爬虫学习笔记2-爬虫基础requests模块

最新推荐文章于 2023-04-11 14:47:28 发布

陈弟弟

最新推荐文章于 2023-04-11 14:47:28 发布

阅读量541

点赞数

分类专栏：爬虫学习文章标签： python

本文链接：https://blog.csdn.net/weixin_41446786/article/details/108072004

版权

爬虫学习专栏收录该内容

17 篇文章 3 订阅

订阅专栏

1、requests模块基础

（1）安装request模块：pip/pip3 install requests
（2）request模块发送get请求

	import requests
	
	# 目标url
	url = 'https://www.baidu.com'
	
	# 向目标url发送get请求
	response = requests.get(url)
	
	# 打印响应内容
	print(response.text)

在这里插入图片描述

返回的数据带有乱码，这是因为格式引起的，

response.text
类型：str
解码类型： requests模块自动根据HTTP 头部对响应的编码作出有根据的推测，推测的文本编码

response.content
类型：bytes
解码类型：没有指定
response.content.decode() 默认utf-8
response.content.decode(“GBK”)
常见的编码字符集
utf-8
gbk
gb2312
ascii （读音：阿斯克码）
iso-8859-1

优化程序：

（3）response对象：url请求获得的对象

response.url响应的url；有时候响应的url和请求的url并不一致
response.status_code 响应状态码
response.request.headers 响应对应的请求头
response.headers 响应头
response.request._cookies 响应对应请求的cookie；返回cookieJar类型
response.cookies 响应的cookie（经过了set-cookie动作；返回cookieJar类型）
response.json()自动将json字符串类型的响应内容转换为python对象（dict or list）

（4）requests模块发送请求：爬虫的目的是为了欺骗服务器我们的浏览方式，因此我们必须将自己的请求伪装成浏览器
1）携带请求头发送请求requests.get(url, headers=headers)
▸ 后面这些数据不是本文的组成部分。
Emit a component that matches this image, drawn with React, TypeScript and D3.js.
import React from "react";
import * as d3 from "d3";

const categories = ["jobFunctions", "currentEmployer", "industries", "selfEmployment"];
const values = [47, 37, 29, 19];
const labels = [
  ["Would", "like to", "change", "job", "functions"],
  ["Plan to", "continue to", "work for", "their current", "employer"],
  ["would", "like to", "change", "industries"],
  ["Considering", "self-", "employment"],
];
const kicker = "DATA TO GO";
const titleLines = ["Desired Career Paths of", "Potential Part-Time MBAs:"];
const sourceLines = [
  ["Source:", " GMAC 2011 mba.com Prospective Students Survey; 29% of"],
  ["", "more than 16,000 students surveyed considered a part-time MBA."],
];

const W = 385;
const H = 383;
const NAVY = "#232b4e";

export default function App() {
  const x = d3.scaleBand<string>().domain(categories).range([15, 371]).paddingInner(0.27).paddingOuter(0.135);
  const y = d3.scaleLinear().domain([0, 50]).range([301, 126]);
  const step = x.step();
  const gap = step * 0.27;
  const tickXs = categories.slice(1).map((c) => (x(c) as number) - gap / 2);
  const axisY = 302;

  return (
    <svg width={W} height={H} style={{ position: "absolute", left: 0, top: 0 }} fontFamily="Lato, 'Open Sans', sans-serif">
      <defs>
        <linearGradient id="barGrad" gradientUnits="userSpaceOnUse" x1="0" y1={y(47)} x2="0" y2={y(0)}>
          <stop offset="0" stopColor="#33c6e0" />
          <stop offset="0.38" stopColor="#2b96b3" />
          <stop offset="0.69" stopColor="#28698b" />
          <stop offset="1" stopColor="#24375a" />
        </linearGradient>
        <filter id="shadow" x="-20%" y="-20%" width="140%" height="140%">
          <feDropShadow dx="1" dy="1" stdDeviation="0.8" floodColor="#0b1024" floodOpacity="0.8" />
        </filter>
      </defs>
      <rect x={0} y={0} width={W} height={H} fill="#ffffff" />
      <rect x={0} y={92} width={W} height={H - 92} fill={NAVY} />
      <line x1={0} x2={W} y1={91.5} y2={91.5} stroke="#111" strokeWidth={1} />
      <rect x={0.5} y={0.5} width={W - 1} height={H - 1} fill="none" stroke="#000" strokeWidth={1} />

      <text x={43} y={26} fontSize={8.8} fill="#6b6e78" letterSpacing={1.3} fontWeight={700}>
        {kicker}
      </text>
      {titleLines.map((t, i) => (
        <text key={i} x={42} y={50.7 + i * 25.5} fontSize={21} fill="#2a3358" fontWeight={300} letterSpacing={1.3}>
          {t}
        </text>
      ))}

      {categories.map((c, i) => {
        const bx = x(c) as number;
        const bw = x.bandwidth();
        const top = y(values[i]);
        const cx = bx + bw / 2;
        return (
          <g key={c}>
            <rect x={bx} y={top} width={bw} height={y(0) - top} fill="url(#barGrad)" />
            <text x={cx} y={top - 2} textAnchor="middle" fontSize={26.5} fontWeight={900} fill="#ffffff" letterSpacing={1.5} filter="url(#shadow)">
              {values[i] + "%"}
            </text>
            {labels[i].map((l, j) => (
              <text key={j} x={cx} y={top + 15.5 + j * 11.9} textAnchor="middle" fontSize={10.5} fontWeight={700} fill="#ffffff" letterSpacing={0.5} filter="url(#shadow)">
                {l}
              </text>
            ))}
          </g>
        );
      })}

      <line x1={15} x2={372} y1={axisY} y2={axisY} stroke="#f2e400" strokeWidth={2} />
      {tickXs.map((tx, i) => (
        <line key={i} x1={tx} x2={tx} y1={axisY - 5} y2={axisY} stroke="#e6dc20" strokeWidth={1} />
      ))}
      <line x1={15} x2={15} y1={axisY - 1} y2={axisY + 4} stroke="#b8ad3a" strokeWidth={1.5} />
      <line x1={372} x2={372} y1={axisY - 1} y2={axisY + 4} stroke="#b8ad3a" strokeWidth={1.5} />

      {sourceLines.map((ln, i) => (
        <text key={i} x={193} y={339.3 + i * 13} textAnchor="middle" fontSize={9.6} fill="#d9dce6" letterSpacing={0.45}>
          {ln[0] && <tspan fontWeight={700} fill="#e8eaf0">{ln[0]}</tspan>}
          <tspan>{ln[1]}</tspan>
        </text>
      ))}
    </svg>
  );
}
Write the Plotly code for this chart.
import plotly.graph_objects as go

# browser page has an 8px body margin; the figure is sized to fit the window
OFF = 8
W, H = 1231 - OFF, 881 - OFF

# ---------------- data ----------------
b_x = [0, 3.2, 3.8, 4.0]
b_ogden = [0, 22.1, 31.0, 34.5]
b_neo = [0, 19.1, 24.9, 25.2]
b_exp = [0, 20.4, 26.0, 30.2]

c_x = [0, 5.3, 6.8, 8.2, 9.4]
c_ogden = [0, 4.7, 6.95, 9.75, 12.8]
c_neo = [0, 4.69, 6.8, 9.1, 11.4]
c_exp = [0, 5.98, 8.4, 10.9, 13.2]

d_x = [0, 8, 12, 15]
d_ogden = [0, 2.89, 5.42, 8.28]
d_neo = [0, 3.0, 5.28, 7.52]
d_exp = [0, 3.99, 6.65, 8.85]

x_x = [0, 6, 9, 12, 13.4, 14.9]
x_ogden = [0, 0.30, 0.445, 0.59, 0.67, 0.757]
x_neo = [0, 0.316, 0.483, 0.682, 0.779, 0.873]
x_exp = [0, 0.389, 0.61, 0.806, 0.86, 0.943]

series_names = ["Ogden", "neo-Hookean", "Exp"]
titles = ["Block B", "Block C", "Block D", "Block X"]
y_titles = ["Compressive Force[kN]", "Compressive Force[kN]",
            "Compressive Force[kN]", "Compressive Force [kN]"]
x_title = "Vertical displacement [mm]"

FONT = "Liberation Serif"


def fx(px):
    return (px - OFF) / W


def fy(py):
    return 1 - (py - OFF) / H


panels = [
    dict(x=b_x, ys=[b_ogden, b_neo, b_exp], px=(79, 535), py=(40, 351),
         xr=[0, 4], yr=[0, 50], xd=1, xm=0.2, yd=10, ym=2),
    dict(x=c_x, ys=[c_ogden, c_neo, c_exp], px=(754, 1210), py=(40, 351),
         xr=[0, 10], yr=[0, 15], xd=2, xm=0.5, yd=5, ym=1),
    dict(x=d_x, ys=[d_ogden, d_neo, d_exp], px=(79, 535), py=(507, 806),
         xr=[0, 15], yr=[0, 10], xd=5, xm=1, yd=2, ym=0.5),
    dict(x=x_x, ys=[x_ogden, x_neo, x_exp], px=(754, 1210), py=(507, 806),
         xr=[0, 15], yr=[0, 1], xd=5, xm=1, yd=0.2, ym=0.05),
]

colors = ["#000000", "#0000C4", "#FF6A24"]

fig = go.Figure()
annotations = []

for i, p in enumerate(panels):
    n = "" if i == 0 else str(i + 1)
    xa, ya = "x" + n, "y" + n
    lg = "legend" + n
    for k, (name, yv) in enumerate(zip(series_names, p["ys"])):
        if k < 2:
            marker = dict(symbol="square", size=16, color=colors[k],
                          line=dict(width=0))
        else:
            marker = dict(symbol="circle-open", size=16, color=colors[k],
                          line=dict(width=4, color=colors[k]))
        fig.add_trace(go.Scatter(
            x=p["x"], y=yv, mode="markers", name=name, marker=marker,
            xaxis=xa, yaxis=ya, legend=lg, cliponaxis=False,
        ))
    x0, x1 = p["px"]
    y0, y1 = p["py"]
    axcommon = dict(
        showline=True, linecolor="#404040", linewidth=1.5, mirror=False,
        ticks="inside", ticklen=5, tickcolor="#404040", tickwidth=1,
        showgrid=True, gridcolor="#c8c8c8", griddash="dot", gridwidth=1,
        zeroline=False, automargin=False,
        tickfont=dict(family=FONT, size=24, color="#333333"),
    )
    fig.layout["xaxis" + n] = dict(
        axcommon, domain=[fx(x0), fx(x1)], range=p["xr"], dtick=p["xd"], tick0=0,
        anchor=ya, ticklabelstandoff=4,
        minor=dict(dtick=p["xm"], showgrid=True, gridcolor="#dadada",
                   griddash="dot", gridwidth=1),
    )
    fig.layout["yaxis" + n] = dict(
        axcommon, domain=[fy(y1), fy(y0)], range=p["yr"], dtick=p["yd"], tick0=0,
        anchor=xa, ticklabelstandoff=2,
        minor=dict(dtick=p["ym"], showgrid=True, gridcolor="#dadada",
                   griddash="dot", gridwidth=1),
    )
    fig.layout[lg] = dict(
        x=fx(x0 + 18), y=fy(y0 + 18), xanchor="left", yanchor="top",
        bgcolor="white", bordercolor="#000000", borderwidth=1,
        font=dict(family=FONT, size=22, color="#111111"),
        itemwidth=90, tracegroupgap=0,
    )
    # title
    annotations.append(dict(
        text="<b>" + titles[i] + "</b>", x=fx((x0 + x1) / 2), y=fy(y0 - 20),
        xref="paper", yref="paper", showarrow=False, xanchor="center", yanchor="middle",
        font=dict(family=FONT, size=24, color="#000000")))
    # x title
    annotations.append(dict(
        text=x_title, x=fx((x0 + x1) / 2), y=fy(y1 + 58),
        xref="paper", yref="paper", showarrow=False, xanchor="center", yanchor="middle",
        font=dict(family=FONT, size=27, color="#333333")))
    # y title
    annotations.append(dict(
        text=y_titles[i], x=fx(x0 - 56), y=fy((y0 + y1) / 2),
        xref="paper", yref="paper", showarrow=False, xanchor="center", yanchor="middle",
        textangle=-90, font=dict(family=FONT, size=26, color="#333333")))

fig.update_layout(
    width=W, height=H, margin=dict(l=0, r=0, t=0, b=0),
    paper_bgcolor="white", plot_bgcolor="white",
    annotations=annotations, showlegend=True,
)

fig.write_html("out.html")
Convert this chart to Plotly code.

注：headers参数为字典形式：请求头字段名作为key，字段对应的值作为value

从浏览器复制User-Agent，构造headers字典
在这里插入图片描述

import requests

url = 'https://www.baidu.com'

headers = {"User-Agent": "Mozilla/5.0 (Windows NT 10.0; Win64; x64; rv:79.0) Gecko/20100101 Firefox/79.0"}

# 在请求头中带上User-Agent，模拟浏览器发送请求
response = requests.get(url, headers=headers)

print(response.content.decode())

在这里插入图片描述
打印请求头信息：

（5）请求头携带cookie信息，绕开GitHub登录

import requests

url = 'https://github.com/Amen-bang'

# 构造请求头字典
headers = {
    # 从浏览器中复制过来的User-Agent
    'User-Agent': 'Mozilla/5.0 (Windows NT 10.0; Win64; x64) AppleWebKit/537.36 (KHTML, like Gecko) Chrome/76.0.3809.100 Safari/537.36',
    # 从浏览器中复制过来的Cookie
    'Cookie': 'cookie信息'
}

# 请求头参数字典中携带cookie字符串
resp = requests.get(url, headers=headers)

print(resp.text)

在这里插入图片描述
（6）cookie参数的使用

构建一个cookie字典cookies = {"cookie的name":"cookie的value"}
将cookie字符串转换为cookies参数所需的字典：

①字典推导式的方法

	cookies_dict = {cookie.split('=')[0]:cookie.split('=')[-1] for cookie in cookies_str.split('; ')}

②稳妥方案：

cookie_list = temp.split(';')
cookies = {}
for cookie in cookie_lise:
	cookies[cookie.split('=')[0]] = cookie.spliit('=')[-1]

import requests

url = 'https://github.com/Amen-bang'

# 构造请求头字典
headers = {
    # 从浏览器中复制过来的User-Agent
    'User-Agent': 'Mozilla/5.0 (Windows NT 10.0; Win64; x64) AppleWebKit/537.36 (KHTML, like Gecko) Chrome/76.0.3809.100 Safari/537.36',
}

# 从浏览器中复制过来的Cookie
cookies_str = {'Cookie': '从浏览器中复制过来的Cookie'}
cookies_dict = {cookie.split('=')[0]:cookie.split('=')[-1] for cookie in cookies_str.split('; ')}

resp = requests.get(url, headers=headers,cookies=cookies_dict)

print(resp.text)

（7）cookieJar对象的处理：使用requests获取的resposne对象，具有cookies属性。该属性值是一个cookieJar类型，包含了对方服务器设置在本地的cookie。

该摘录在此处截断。